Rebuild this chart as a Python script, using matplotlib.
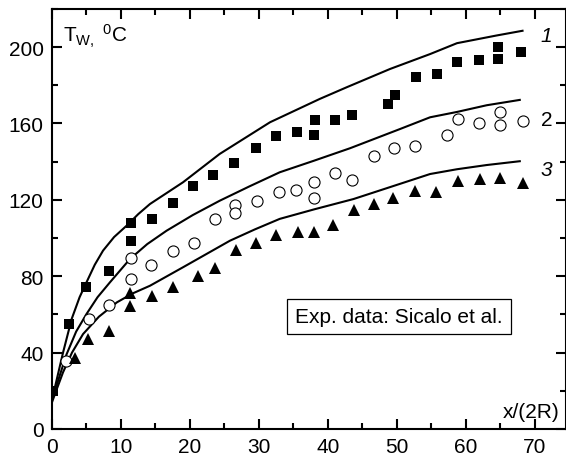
import matplotlib
matplotlib.use('Agg')
import matplotlib.pyplot as plt
from matplotlib.ticker import MultipleLocator

plt.rcParams['font.family'] = ['Liberation Sans', 'DejaVu Sans']
plt.rcParams['mathtext.fontset'] = 'custom'
plt.rcParams['mathtext.rm'] = 'Liberation Sans'
plt.rcParams['mathtext.it'] = 'Liberation Sans:italic'

# model curves 1, 2, 3
c1_x = [0, 0.5, 1.6, 2.85, 4, 5, 6.2, 7.4, 9, 10.8, 12.5, 14.2, 19, 24.3, 31.6, 38.8, 42.7, 49, 54.8, 58.7, 64.4, 68.2]
c1_y = [16, 23, 40, 57.6, 69, 76.8, 86, 93.4, 100.5, 106.4, 112.5, 117.8, 129.2, 144, 160.6, 172.8, 178.9, 188.5, 196.3, 202, 206, 208.5]
c2_x = [0, 0.5, 2.1, 3.5, 5, 6.6, 8.4, 11.3, 13.8, 16.6, 20.4, 24.3, 28.6, 33, 38, 43.2, 50.4, 54.8, 58.7, 63, 67.8]
c2_y = [15, 21, 39, 51, 60.2, 69, 76.8, 89, 96.8, 103.8, 112, 119.5, 127, 134.4, 140.5, 147, 157, 163.2, 166, 169.5, 172.3]
c3_x = [0, 0.5, 1.6, 2.9, 4.5, 6.8, 9.4, 11.7, 14.2, 19, 25.8, 29.4, 33, 38, 43.7, 50.4, 54.8, 58.7, 63, 67.8]
c3_y = [14, 19, 29.7, 40, 49.7, 58.8, 66.3, 71, 75, 84.7, 98.6, 104.5, 110, 115, 120.4, 128.3, 133.5, 136, 138.2, 140.2]

# experimental data (Sicalo et al.)
sq_x = [0.2, 2.5, 5.0, 8.3, 11.45, 11.45, 14.5, 17.5, 20.4, 23.4, 26.4, 29.5, 32.4, 35.5, 38.0, 38.1,
        41.0, 43.5, 48.7, 49.7, 52.7, 55.8, 58.7, 61.9, 64.7, 64.7, 68.0]
sq_y = [20, 55, 74.5, 82.7, 108, 98.3, 110.1, 118.2, 127.4, 133, 139.3, 147.3, 153.2, 155.3, 154.1, 161.9,
        161.9, 164.4, 170.2, 175.1, 184.3, 186, 192.3, 193, 199.8, 193.7, 197.2]
ci_x = [2.0, 5.3, 8.3, 11.45, 11.45, 14.4, 17.6, 20.6, 23.6, 26.5, 26.5, 29.7, 32.9, 35.3, 38.0, 38.0,
        41.0, 43.5, 46.6, 49.6, 52.6, 57.3, 58.8, 61.9, 64.9, 64.9, 68.2]
ci_y = [35.6, 57.7, 65.1, 89.5, 78.7, 86, 93.4, 97.4, 110.1, 117.3, 113.2, 119.2, 124.1, 125.3, 129.2, 121.1,
        134, 130.4, 142.9, 147.1, 148.3, 154.1, 162.3, 160.1, 166.1, 159.2, 161.1]
tr_x = [3.3, 5.2, 8.2, 11.3, 11.3, 14.5, 17.6, 21.2, 23.6, 26.6, 29.5, 32.4, 35.6, 38.0, 40.8, 43.7,
        46.7, 49.4, 52.6, 55.7, 58.8, 62.0, 65.0, 68.2]
tr_y = [37.3, 47, 51.5, 71, 64.4, 69.8, 74.3, 79.9, 84.5, 93.7, 97.5, 101.6, 103.3, 103.3, 106.8, 114.7,
        118, 121.1, 124.8, 123.9, 129.8, 130.9, 131.6, 128.8]

fig = plt.figure(figsize=(5.66, 4.60), dpi=100)
ax = fig.add_axes([52 / 566, 30 / 460, 514 / 566, 420.2 / 460])

for cx, cy in [(c1_x, c1_y), (c2_x, c2_y), (c3_x, c3_y)]:
    ax.plot(cx, cy, color='black', lw=1.5)

ax.plot(sq_x, sq_y, 's', color='black', ms=7, mew=0)
ax.plot(ci_x, ci_y, 'o', mfc='white', mec='black', ms=8, mew=0.8)
ax.plot(tr_x, tr_y, '^', color='black', ms=9, mew=0)

ax.text(71.7, 205.9, '1', fontsize=15, style='italic', ha='center', va='center')
ax.text(71.7, 162.3, '2', fontsize=15, ha='center', va='center')
ax.text(71.7, 136, '3', fontsize=15, style='italic', ha='center', va='center')

ax.text(1.6, 203, r'T$_\mathrm{W,}$ $^\mathrm{0}$C', fontsize=15, ha='left', va='baseline')
ax.text(73.6, 6.3, 'x/(2R)', fontsize=15, ha='right', va='baseline')
ax.text(50.3, 58.9, 'Exp. data: Sicalo et al.', fontsize=15, ha='center', va='center',
        bbox=dict(boxstyle='square,pad=0.4', fc='white', ec='black', lw=0.9))

ax.set_xlim(0, 74.5)
ax.set_ylim(0, 220)
ax.xaxis.set_major_locator(MultipleLocator(10))
ax.xaxis.set_minor_locator(MultipleLocator(5))
ax.yaxis.set_major_locator(MultipleLocator(40))
ax.yaxis.set_minor_locator(MultipleLocator(20))
ax.tick_params(which='both', direction='in', top=True, right=True, width=1.5, labelsize=15, pad=6)
ax.tick_params(which='major', length=7)
ax.tick_params(which='minor', length=4)
for s in ax.spines.values():
    s.set_linewidth(1.5)

fig.savefig('out.png', dpi=100)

# Work instructions
Omitting all pictures, restate exactly the lines of the material from its start through the line that contains "136, 138.2, 140.2]".

# Written response
Rebuild this chart as a Python script, using matplotlib.
import matplotlib
matplotlib.use('Agg')
import matplotlib.pyplot as plt
from matplotlib.ticker import MultipleLocator

plt.rcParams['font.family'] = ['Liberation Sans', 'DejaVu Sans']
plt.rcParams['mathtext.fontset'] = 'custom'
plt.rcParams['mathtext.rm'] = 'Liberation Sans'
plt.rcParams['mathtext.it'] = 'Liberation Sans:italic'

# model curves 1, 2, 3
c1_x = [0, 0.5, 1.6, 2.85, 4, 5, 6.2, 7.4, 9, 10.8, 12.5, 14.2, 19, 24.3, 31.6, 38.8, 42.7, 49, 54.8, 58.7, 64.4, 68.2]
c1_y = [16, 23, 40, 57.6, 69, 76.8, 86, 93.4, 100.5, 106.4, 112.5, 117.8, 129.2, 144, 160.6, 172.8, 178.9, 188.5, 196.3, 202, 206, 208.5]
c2_x = [0, 0.5, 2.1, 3.5, 5, 6.6, 8.4, 11.3, 13.8, 16.6, 20.4, 24.3, 28.6, 33, 38, 43.2, 50.4, 54.8, 58.7, 63, 67.8]
c2_y = [15, 21, 39, 51, 60.2, 69, 76.8, 89, 96.8, 103.8, 112, 119.5, 127, 134.4, 140.5, 147, 157, 163.2, 166, 169.5, 172.3]
c3_x = [0, 0.5, 1.6, 2.9, 4.5, 6.8, 9.4, 11.7, 14.2, 19, 25.8, 29.4, 33, 38, 43.7, 50.4, 54.8, 58.7, 63, 67.8]
c3_y = [14, 19, 29.7, 40, 49.7, 58.8, 66.3, 71, 75, 84.7, 98.6, 104.5, 110, 115, 120.4, 128.3, 133.5, 136, 138.2, 140.2]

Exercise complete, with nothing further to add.